Portos das regiões Norte e Nordeste do Brasil, conhecidos como Arco Norte, já escoam mais da metade dos grãos produzidos no Centro-Oeste. Para ampliar essa vazão, a liberação da construção da Ferrogrão é fundamental, argumentou Vanessa Gasch, diretora-executiva do Movimento Mato Grosso Competitivo (MMTC), durante debate da série “Logística no Brasil”, promovida pelo Valor, com oferecimento do Ministério dos Transportes e Infra S.A., no fim de setembro. A mediação foi da repórter especial Lu Aiko Otta, do jornal.
De acordo com Gash, o Mato Grosso avançou muito em termos de infraestrutura logística nos últimos anos, mas a diversificação modal por meio de investimento em ferrovias, rodovias e hidrovias é fundamental para distribuir a produção para grandes centros consumidores do Brasil e para outros países.
Com previsão de 933 km e custo inicial de R$ 11,45 bilhões, a Ferrogrão pretende ligar por trilhos Sinop (MT) até o terminal portuário de Miritituba, no Pará. Trata-se de um dos maiores planos de infraestrutura logística do país. O projeto, no entanto, está em discussão no Supremo Tribunal Federal (STF) devido a uma ação do PSOL que questiona a modificação dos limites do Parque Nacional do Jamanxim, no Pará, para possibilitar o traçado da ferrovia.
“Em 2010, tínhamos cerca de 14% do escoamento de grãos para o Arco Norte. Hoje, são entre 50% e 53% dos grãos indo para lá. Há problemas de escoamento pelo rio Madeira, então precisamos viabilizar urgentemente a questão da Ferrogrão. Um estudo recente demonstrou que a saída [dos insumos] pelos portos do Arco Norte torna a exportação mais barata tanto para a China quanto para a Europa”, declarou Gasch.
A Associação dos Produtores de Soja e Milho do Estado de Mato Grosso (Aprosoja) estima que as atuais 100 milhões de toneladas de produção de grãos passem para 140 milhões nos próximos dez anos. “Fora a produção industrial que está vindo a reboque nesse processo. O etanol, hoje, é um grande desafio logístico para se tirar do Estado de Mato Grosso”, afirmou Lucas Costa Beber, presidente da entidade, que também defende a Ferrogrão.
Cleiton Gauer, superintendente do Instituto Mato-grossense de Economia Agropecuária (Imea), lembrou que as BR-242 e BR-158 têm problemas de asfalto, prejudicando o transporte rodoviário.

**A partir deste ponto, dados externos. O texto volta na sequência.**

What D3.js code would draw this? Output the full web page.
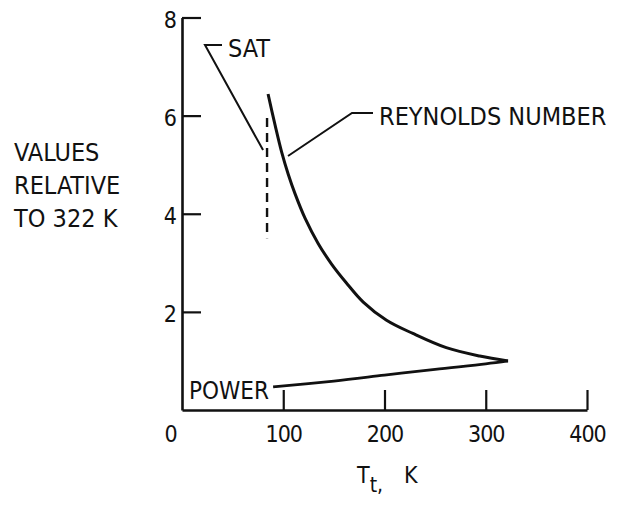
<!DOCTYPE html>
<html>
<head>
<meta charset="utf-8">
<script src="https://cdn.jsdelivr.net/npm/d3@7/dist/d3.min.js"></script>
<style>
  html, body { margin: 0; padding: 0; background: #fff; }
  svg { display: block; }
  text {
    font-family: "DejaVu Sans Condensed", "DejaVu Sans", "Liberation Sans Narrow", sans-serif;
    font-stretch: condensed;
    fill: #111;
  }
</style>
</head>
<body>
<svg id="chart" width="619" height="505"></svg>
<script>
// Total temperature, K, and values relative to 322 K
const reynoldsT = [85, 92, 98.5, 105, 111.6, 121.5, 134.6, 147.9, 162, 179, 202, 228, 261, 294, 322];
const reynoldsV = [6.44, 5.80, 5.25, 4.80, 4.41, 3.91, 3.39, 2.97, 2.60, 2.20, 1.83, 1.56, 1.27, 1.10, 1.0];
const powerT = [90, 150, 200, 250, 300, 322];
const powerV = [0.47, 0.59, 0.71, 0.83, 0.94, 1.0];
// Saturation temperature marker and its vertical extent
const satT = 84;
const satRange = [3.5, 5.95];

const xTicks = [0, 100, 200, 300, 400];
const yTicks = [2, 4, 6, 8];
const xTitle = ["T", "t", ",", "K"];
const yTitle = ["VALUES", "RELATIVE", "TO 322 K"];
const labels = { sat: "SAT", reynolds: "REYNOLDS NUMBER", power: "POWER" };

const svg = d3.select("#chart");
const x = d3.scaleLinear().domain([0, 400]).range([182, 587]);
const y = d3.scaleLinear().domain([0, 8]).range([410, 17.5]);
const ink = "#111";

// Axes: ticks point inward
const xAxis = svg.append("g")
  .attr("transform", `translate(0,${y(0)})`)
  .call(d3.axisBottom(x).tickValues(xTicks).tickSizeInner(-20).tickSizeOuter(0).tickPadding(16));
const yAxis = svg.append("g")
  .attr("transform", `translate(${x(0)},0)`)
  .call(d3.axisLeft(y).tickValues(yTicks).tickSizeInner(-19).tickSizeOuter(0).tickPadding(5));

[xAxis, yAxis].forEach(g => {
  g.attr("font-family", null).attr("font-size", null);
  g.select(".domain").attr("stroke", ink).attr("stroke-width", 2.6);
  g.selectAll(".tick line").attr("stroke", ink).attr("stroke-width", 2.2);
  g.selectAll(".tick text").attr("fill", ink).style("font-size", "23px");
});
xAxis.selectAll(".tick text").attr("letter-spacing", -1);
xAxis.selectAll(".tick").filter(d => d === 0).select("line").remove();
xAxis.selectAll(".tick").filter(d => d === 0).select("text").attr("dx", -12);
yAxis.selectAll(".tick text").attr("dy", "0.42em");

// Curves
const line = d3.line().x(d => x(d[0])).y(d => y(d[1])).curve(d3.curveCatmullRom.alpha(0.5));
svg.append("path")
  .datum(reynoldsT.map((t, i) => [t, reynoldsV[i]]))
  .attr("d", line).attr("fill", "none").attr("stroke", ink).attr("stroke-width", 3);
svg.append("path")
  .datum(powerT.map((t, i) => [t, powerV[i]]))
  .attr("d", line).attr("fill", "none").attr("stroke", ink).attr("stroke-width", 2.8);

// Saturation line
svg.append("line")
  .attr("x1", x(satT)).attr("x2", x(satT))
  .attr("y1", y(satRange[1])).attr("y2", y(satRange[0]))
  .attr("stroke", ink).attr("stroke-width", 2.4).attr("stroke-dasharray", "9,6");

// Labels with leaders
const lead = (pts) => svg.append("path")
  .attr("d", d3.line()(pts)).attr("fill", "none").attr("stroke", ink).attr("stroke-width", 2);

lead([[222, 45], [205, 45], [x(satT) - 4, y(satRange[1]) + 32]]);
svg.append("text").attr("x", 228).attr("y", 57).style("font-size", "25px").text(labels.sat);

lead([[373, 113], [352, 113], [288, 156]]);
svg.append("text").attr("x", 379).attr("y", 125).style("font-size", "25px").text(labels.reynolds);

svg.append("text").attr("x", 189).attr("y", 399).style("font-size", "24px").text(labels.power);

// Left title
yTitle.forEach((s, i) => {
  svg.append("text").attr("x", 14).attr("y", 161 + i * 33).style("font-size", "25px").text(s);
});

// Bottom title: T with subscript t
const xt = svg.append("text").attr("x", 357).attr("y", 483).style("font-size", "23px");
xt.append("tspan").text(xTitle[0]);
xt.append("tspan").attr("dy", 9).style("font-size", "21px").text(xTitle[1] + xTitle[2]);
xt.append("tspan").attr("x", 404).attr("dy", -9).text(xTitle[3]);
</script>
</body>
</html>
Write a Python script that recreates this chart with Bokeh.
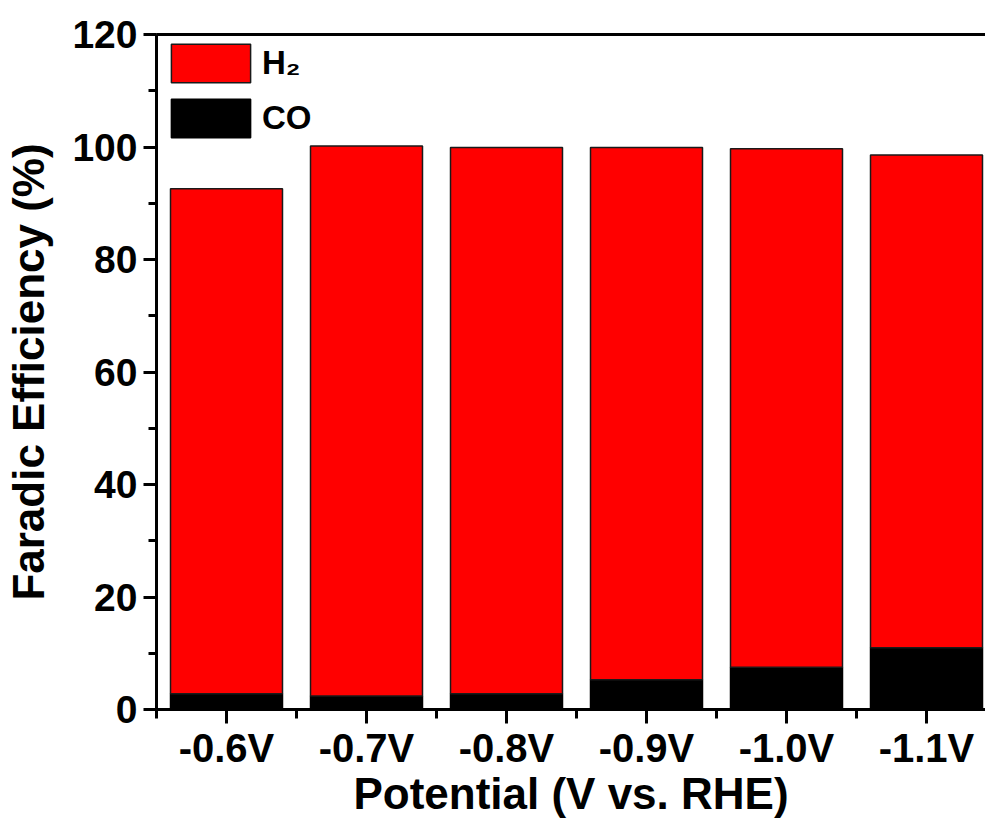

“Ter uma ferrovia até Santa Cruz de La Sierra [Bolívia] resolve o problema”
— Paulo A. S. Lustosa
A Infra S.A., estatal sob o guarda-chuva do Ministério dos Transportes, afirma que a Ferrogrão é estratégica não apenas para o Centro-Oeste, mas para o Brasil. “Assim como são as rotas bioceânicas, que vão alterar a dinâmica geopolítica e econômica do país e do continente, oferecendo alternativas logísticas para exportação e integração territorial”, analisou Lilian Campos, superintendente de inteligência de mercado da autarquia.
Rotas bioceânicas preveem ligação rodoviária entre o porto de Santos (SP) e os chilenos de Antofagasta e Iquique, passando por Campo Grande, e um corredor ferroviário que conecte o porto de Chancay, no Peru, ao Acre, Rondônia e Mato Grosso, além das ferrovias de integração Centro-Oeste (Fico) e Oeste-Leste (Fiol) e até o porto de Ilhéus (BA). Segundo Campos, a Infra S.A. quer estabelecer um eixo multimodal de ferrovias, rodovias e portos para escoar a produção do Mato Grosso via Arco Norte, Chile ou Peru.
Paulo Afonso Rodrigues da Silva Lustosa, presidente da Federação Interestadual das Empresas de Transporte de Cargas (Fenatac), disse que a ligação até o Peru é inviável a partir de rodovias. “A saída para esse porto é ferrovia”, disse. Segundo ele, questões internas na Bolívia inviabilizam o trajeto rodoviário pelo país, caminho mais curto até Chancay a partir da região de Cuiabá. “Se alguém é atropelado, eles param a rodovia por cinco dias. Ter uma ferrovia até Santa Cruz de La Sierra [Bolívia] resolve o problema”, afirmou.
A solução, prosseguiu, é terminar a Fico e a Fiol e estender esse corredor para Rondônia, Acre, Peru e a parte baixa da Cordilheira dos Andes, área também difícil para transporte rodoviário de cargas.